New York Live and its predecessor LX New York have made more changes on the WNBC schedule than a game of three card monte. The latest switcheroo may be a surprise to many. As we reported in March, WNBC announced that New York Live would be canceled in time for fall programming. True to their word, Steve Harvey takes the 3 p.m. slot with the debut of his new syndicated talk show September 4.
And that would be the end of the line for New York Live.
Quietly, however, in just the last few weeks, the show has apparently been given another life. New York Live is making the move to 12:30 p.m., immediately after the noon newscast.
Some changes are coming to the program, though. Most notably, the time has been trimmed to just 30 minutes. Lead host Jane Hanson will not be part of the shorter entertainment/lifestyle broadcast.
“It just didn’t work for me for a number of different reasons,” Hanson tells FishbowlNY. “One of them is financially.

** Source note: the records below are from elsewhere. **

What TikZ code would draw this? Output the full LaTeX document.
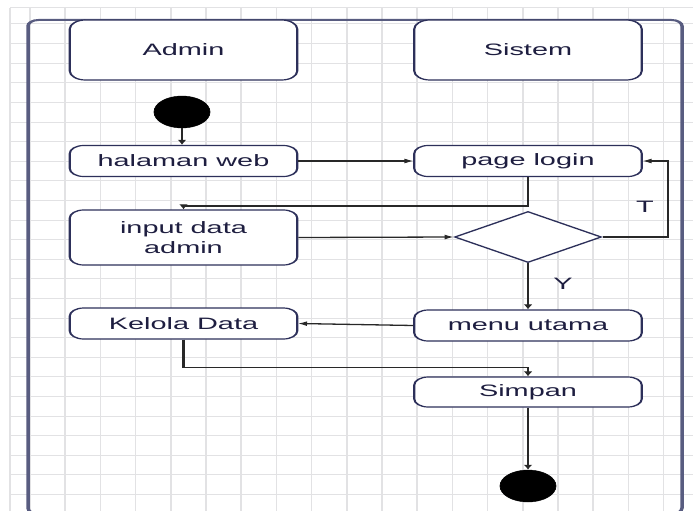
\documentclass[tikz,border=0pt]{standalone}
\usepackage{fontspec}
\setmainfont{Liberation Sans}
\usetikzlibrary{shapes.geometric,arrows.meta}

\definecolor{gridln}{RGB}{226,226,228}
\definecolor{framec}{RGB}{88,92,128}
\definecolor{boxc}{RGB}{45,48,90}
\definecolor{linec}{RGB}{40,40,40}
\definecolor{txtc}{RGB}{30,30,64}

\tikzset{
  basefont/.style={font=\fontsize{16.5pt}{20pt}\selectfont, text=txtc},
  lanebox/.style={basefont, draw=boxc, line width=1.2pt, rounded corners=9pt,
    fill=white, minimum width=130pt, minimum height=60pt, inner sep=0pt},
  actbox/.style={basefont, draw=boxc, line width=1.2pt, rounded corners=8pt,
    fill=white, minimum width=130pt, minimum height=31pt, inner sep=0pt, align=center},
  dotnode/.style={circle, fill=black, draw=black, minimum size=32pt, inner sep=0pt},
  decbox/.style={diamond, draw=boxc, line width=1.2pt, fill=white,
    minimum width=84pt, minimum height=51pt, inner sep=0pt, aspect=1.65},
  lbl/.style={basefont, inner sep=0pt},
  arr/.style={draw=linec, line width=1.3pt, -{Latex[length=5pt,width=5pt]}},
  gridline/.style={draw=gridln, line width=1pt}
}

\begin{document}
\begin{tikzpicture}[x=1pt,y=-1pt]
\useasboundingbox (0,0) rectangle (693,511);
\fill[white] (0,0) rectangle (693,511);

% the whole sheet is drawn narrow and widened by the canvas
\begin{scope}[x=0.571429pt, transform canvas={xscale=1.75}]
  % background grid
  \foreach \i in {0,...,19}
    \draw[gridline] ({30+35.2*\i},8) -- ({30+35.2*\i},511);
  \foreach \j in {0,...,25}
    \draw[gridline] (10,{24+19.6*\j}) -- (693,{24+19.6*\j});
  \draw[gridline] (10,8) -- (693,8);
  \draw[gridline] (10,8) -- (10,511);

  % activity frame, its lower edge runs just past the sheet
  \draw[framec, line width=2pt, rounded corners=6pt] (28,20) rectangle (682,514);

  % swimlane headers
  \node[lanebox] (admin)  at (183.5,50) {Admin};
  \node[lanebox] (sistem) at (528,50) {Sistem};

  % nodes
  \node[dotnode] (start) at (182,112) {};
  \node[actbox] (halaman) at (183.5,161) {halaman web};
  \node[actbox] (page) at (528,161) {page login};
  \node[actbox, minimum height=55pt] (input) at (183.5,237.5) {input data\\admin};
  \node[decbox] (dec) at (528,237) {};
  \node[actbox] (menu) at (528,325.5) {menu utama};
  \node[actbox] (kelola) at (183.5,323.5) {Kelola Data};
  \node[actbox, minimum height=30pt] (simpan) at (528,392) {Simpan};
  \node[dotnode] (finish) at (528,486) {};

  \coordinate (tturn) at (668,161);

  % connectors
  \draw[arr] (start) -- (start |- halaman.north);
  \draw[arr] (halaman.east) -- (page.west);
  \draw[arr] (page.south) -- ++(0,29) -| (input.north);
  \draw[arr] (input.east) -- (dec.west);
  \draw[arr] (dec.east) -| (tturn) -- (page.east);
  \draw[arr] (dec.south) -- (menu.north);
  \draw[arr] (menu.west) -- (kelola.east);
  \draw[arr] (kelola.south) -- ++(0,28) -| (simpan.north);
  \draw[arr] (simpan.south) -- (finish.north);

  % guard labels
  \node[lbl] (tlbl) at (645,207) {T};
  \node[lbl] (ylbl) at (563,284) {Y};
\end{scope}
\end{tikzpicture}
\end{document}
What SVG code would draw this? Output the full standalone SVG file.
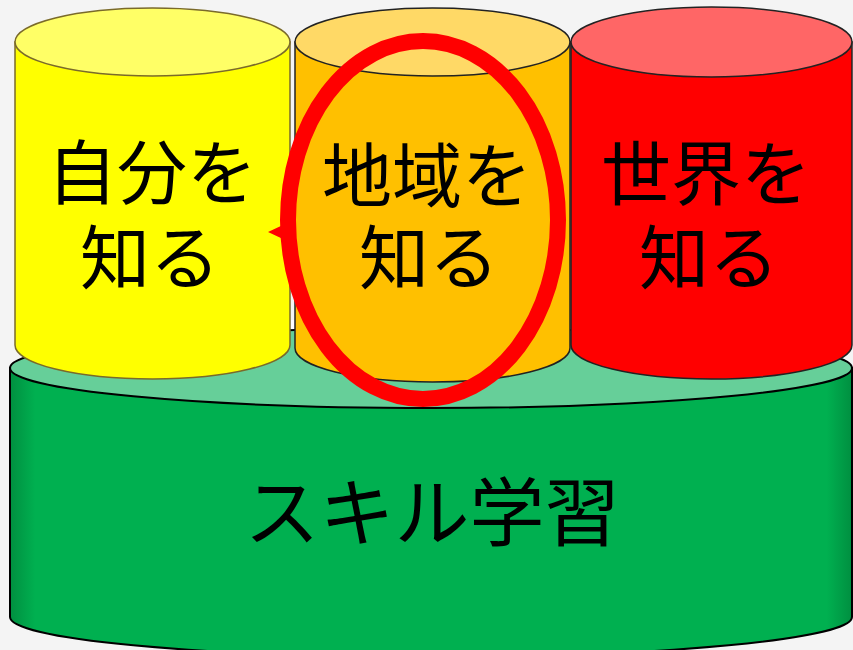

There wasn’t the same kind of pay involved… I just could not afford to take that job.”
In the end, it wasn’t a tough decision to walk away, but Hanson still has fond memories of New York Live.
“We were really gaining momentum too. We had great [fan] response… we interacted the audience in unusual ways because we always had that chat at the bottom of the page,” Hanson says. “That part I’ll miss.”
The momentum carried over to celebrities, attracting a better lineup of guests.
Hanson, who returned to Channel 4 with New York Live in February 2010, has logged nearly 30 years at WNBC. However, the longtime anchor is not interested in resurrecting her past.
“I never really explored it, to tell you the truth,” Hanson admits. “I had so much fun doing New York Live with all the interviews and with all the live moments to it, and honestly it was so much fun. After a career of doing really heavy duty, a lot of breaking news, a lot of live shows…it was good to get out of that whole news thing.”
Hanson, best remembered for her 15 years as Today in New York co-anchor, was on the air as the 9/11 horrors unfolded 11 years ago.
Although keeping the possibility open for more work at her beloved WNBC, Hanson, 56, isn’t just looking toward her own future. She and New York Live executive producer, Amy Rosenblum, are helping the next crop of TV personalities. They have founded the company, The Media Masters.
“That’s about helping people learn how to be in television, and ultimately helping them find places to be on television,” Hanson says.
The signature event of the new company is an intensive day-long, media training boot camp.
“[It's] for a lot of young people, and a lot of people who are experts in a particular field and may want to find a way to use that expertise on television or in some form of video.” Hanson says.
She says the Media Masters venture is her main focus while her next on-air step is to be determined.
“There [are] other television possibilities,” Hanson says. “Cable shows have expressed interest. It’s all just kind of an exploratory process for me at the moment.”
But Hanson, who started as a 23-year-old “wet behind the ears” reporter in 1979, knows there will be a TV future for her and her fans.
“I love television. I love being on television,” Hanson says. “I love interviewing people, it’s so much fun. How I’m going to translate all of that going forward I’m not quite so sure.”
One thing is certain for the veteran newswoman, she has no regrets about returning for her second stint with WNBC. She left the station in 2006 due to budgetiary cutbacks. Not only did she expect the door on her WNBC career closed, Hanson believed it was a sign to get out of TV altogether.
“I had never sought another television job at that point. I just simply wasn’t looking for one,” Hanson recalls. “…It was just something that was meant to be, but it was not me saying, ‘I need to be on TV!’”
Hanson is grateful for the opportunity, friendships she forged, and most important, stretching herself professionally on New York Live.
“The experience has been fabulous,” Hanson reflects.